My problem was how to deal when the position is filled before and the adjacent position was previously filled too, but finally I think this is the answer:

import numpy as np

beginings = [[16, 102, 119, 136], [16, 48, 76, 109, 145], [16, 47, 75, 108, 128, 145], [16, 48, 77, 110, 141], [98, 135]]
# beginings = [[16, 17, 18, 136], [16, 17, 18, 109, 145], [16, 47, 75, 108, 128, 145], [16, 48, 77, 110, 141], [98, 135]] # use that to reproduce possible issue when positons was filled before
num_col = max([len(i) for i in beginings])

# Get longest row as a reference, and others will be matched by similarity from longest row.
index_longest_list = max(enumerate(beginings), key=lambda tup: len(tup[1]))[0]


def distance(x, y):
    return abs(x - y)


aligned_list = np.full((len(beginings), num_col), np.nan)
reference = beginings[index_longest_list]
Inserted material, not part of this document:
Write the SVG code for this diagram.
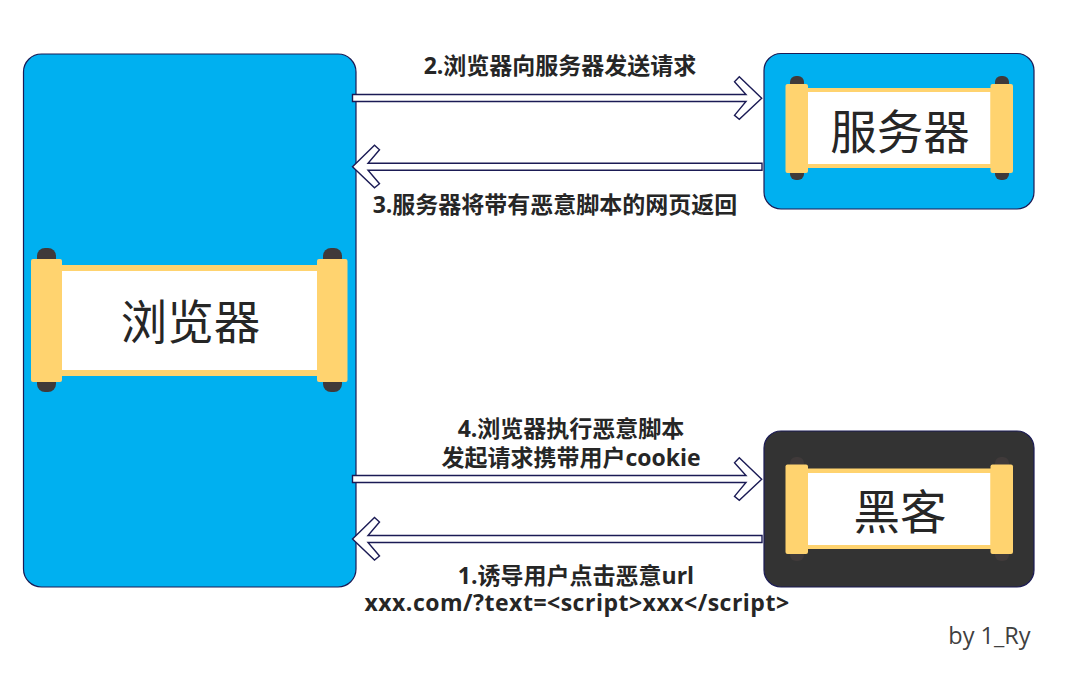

for row_pos, line in enumerate(beginings):
    for start in line:
        distances = []
        for col_pos, j in enumerate(reference):
            distances.append(distance(start, j))
        index = np.argmin(distances)
        while not np.isnan(aligned_list[row_pos, index]):
            previous_value = aligned_list[row_pos, index]
            if start > previous_value:
                index += 1
            elif start <= previous_value:
                index -= 1
        if np.isnan(aligned_list[row_pos, index]):
            aligned_list[row_pos, index] = start

print(aligned_list)